>> Begin Dataset extract
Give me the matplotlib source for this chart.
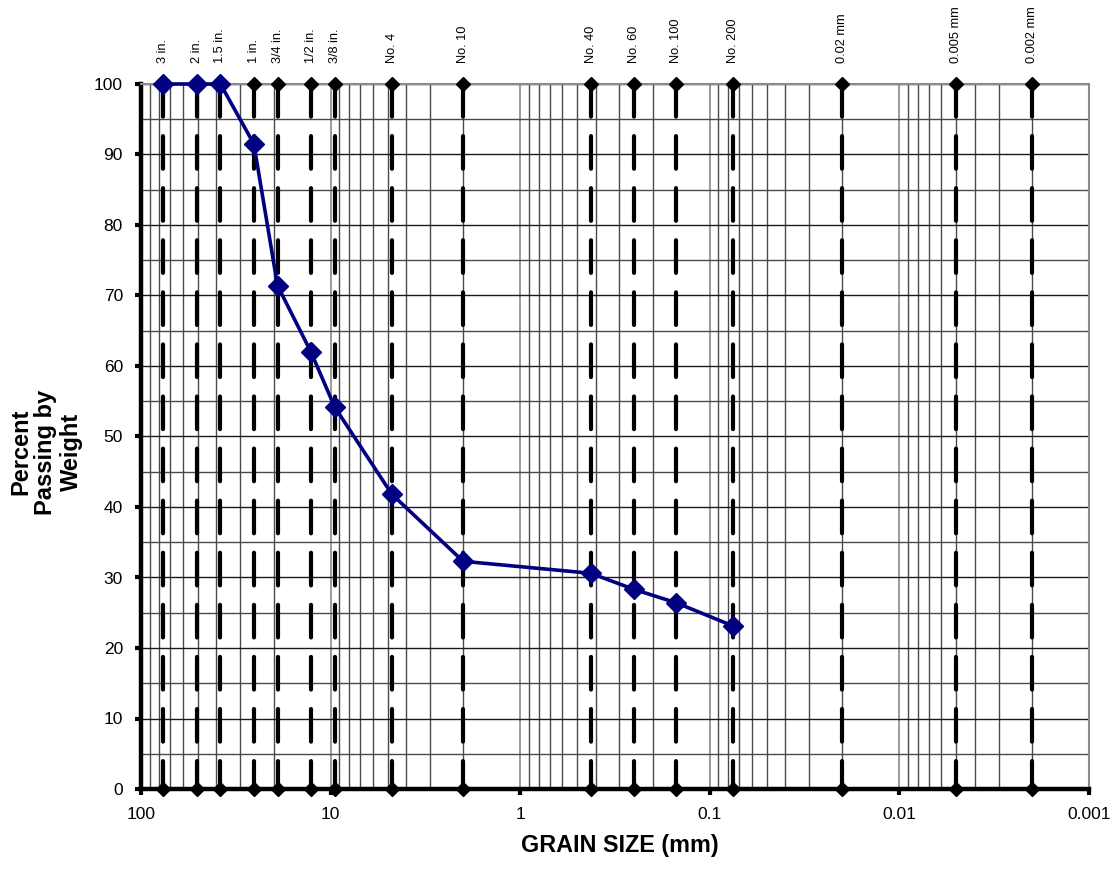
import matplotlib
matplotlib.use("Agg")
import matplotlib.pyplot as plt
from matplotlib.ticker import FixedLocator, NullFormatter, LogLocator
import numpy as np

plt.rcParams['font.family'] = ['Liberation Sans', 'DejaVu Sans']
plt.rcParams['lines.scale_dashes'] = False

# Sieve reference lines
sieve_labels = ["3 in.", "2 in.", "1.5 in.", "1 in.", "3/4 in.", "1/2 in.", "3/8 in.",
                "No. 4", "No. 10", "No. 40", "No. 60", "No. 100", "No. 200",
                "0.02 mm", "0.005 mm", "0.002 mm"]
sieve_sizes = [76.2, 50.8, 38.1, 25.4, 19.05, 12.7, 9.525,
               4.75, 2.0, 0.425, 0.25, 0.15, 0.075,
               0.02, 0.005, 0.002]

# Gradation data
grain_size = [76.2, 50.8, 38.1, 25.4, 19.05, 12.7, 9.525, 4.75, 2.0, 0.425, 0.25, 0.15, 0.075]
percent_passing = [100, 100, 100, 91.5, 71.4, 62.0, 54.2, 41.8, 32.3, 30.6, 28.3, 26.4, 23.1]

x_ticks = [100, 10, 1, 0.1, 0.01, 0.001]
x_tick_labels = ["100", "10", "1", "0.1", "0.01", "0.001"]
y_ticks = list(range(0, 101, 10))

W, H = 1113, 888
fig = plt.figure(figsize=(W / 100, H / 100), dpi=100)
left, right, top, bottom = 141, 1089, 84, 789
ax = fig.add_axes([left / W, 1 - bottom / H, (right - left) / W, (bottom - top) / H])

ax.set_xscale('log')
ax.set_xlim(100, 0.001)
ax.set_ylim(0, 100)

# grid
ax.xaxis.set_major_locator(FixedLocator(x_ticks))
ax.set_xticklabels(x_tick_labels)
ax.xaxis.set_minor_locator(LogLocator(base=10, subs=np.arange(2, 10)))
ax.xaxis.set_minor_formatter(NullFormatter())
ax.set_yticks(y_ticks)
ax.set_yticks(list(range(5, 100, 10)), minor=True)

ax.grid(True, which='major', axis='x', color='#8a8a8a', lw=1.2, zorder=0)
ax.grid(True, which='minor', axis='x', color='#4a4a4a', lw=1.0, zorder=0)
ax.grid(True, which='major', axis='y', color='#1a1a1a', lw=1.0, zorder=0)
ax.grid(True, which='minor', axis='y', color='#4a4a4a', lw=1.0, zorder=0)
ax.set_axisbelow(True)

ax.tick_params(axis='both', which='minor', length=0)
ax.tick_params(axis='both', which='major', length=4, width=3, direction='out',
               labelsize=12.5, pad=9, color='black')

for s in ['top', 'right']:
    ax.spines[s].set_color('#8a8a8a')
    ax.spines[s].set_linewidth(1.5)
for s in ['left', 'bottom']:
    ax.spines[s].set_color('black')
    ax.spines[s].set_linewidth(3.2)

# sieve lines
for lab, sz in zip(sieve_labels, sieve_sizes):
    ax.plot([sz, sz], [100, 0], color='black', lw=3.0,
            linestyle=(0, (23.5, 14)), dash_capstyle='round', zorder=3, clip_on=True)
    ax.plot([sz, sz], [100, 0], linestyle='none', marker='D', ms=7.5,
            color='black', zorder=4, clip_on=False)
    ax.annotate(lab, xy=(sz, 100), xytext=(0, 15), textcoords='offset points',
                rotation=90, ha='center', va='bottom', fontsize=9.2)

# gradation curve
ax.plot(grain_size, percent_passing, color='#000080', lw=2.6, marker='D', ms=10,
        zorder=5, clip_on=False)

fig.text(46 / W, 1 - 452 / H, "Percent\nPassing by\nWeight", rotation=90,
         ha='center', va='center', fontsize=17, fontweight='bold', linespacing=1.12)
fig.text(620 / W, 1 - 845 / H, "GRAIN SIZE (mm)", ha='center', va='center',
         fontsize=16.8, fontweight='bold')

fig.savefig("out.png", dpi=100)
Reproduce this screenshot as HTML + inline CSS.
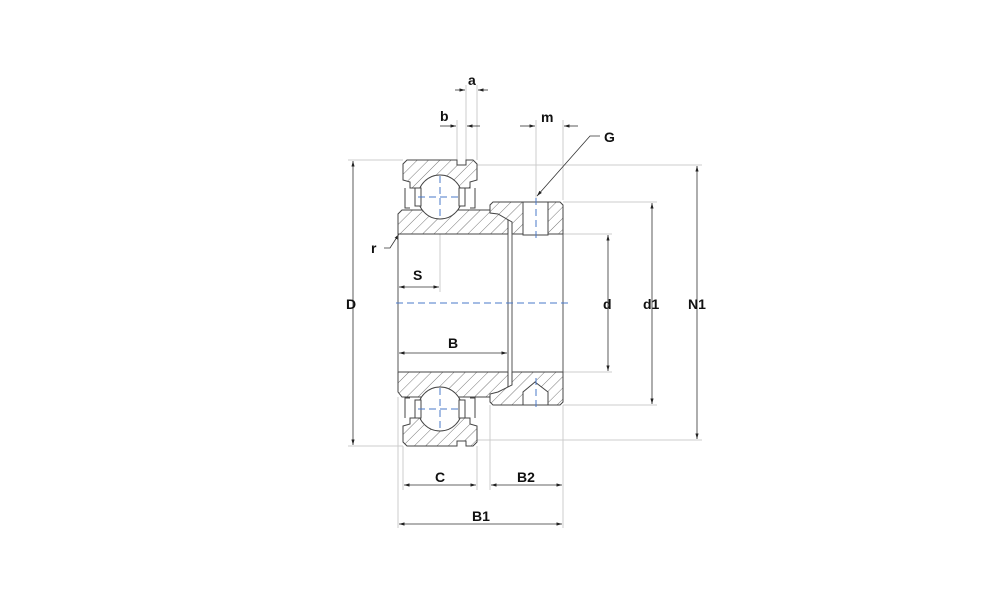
>> End Dataset extract
> Written problem: From the first line above down to the line with "plt.rcParams['lines.scale_dashes'] = False", reproduce every line and no others, omitting pictures.

> Reply to the exercise:
Give me the matplotlib source for this chart.
import matplotlib
matplotlib.use("Agg")
import matplotlib.pyplot as plt
from matplotlib.ticker import FixedLocator, NullFormatter, LogLocator
import numpy as np

plt.rcParams['font.family'] = ['Liberation Sans', 'DejaVu Sans']
plt.rcParams['lines.scale_dashes'] = False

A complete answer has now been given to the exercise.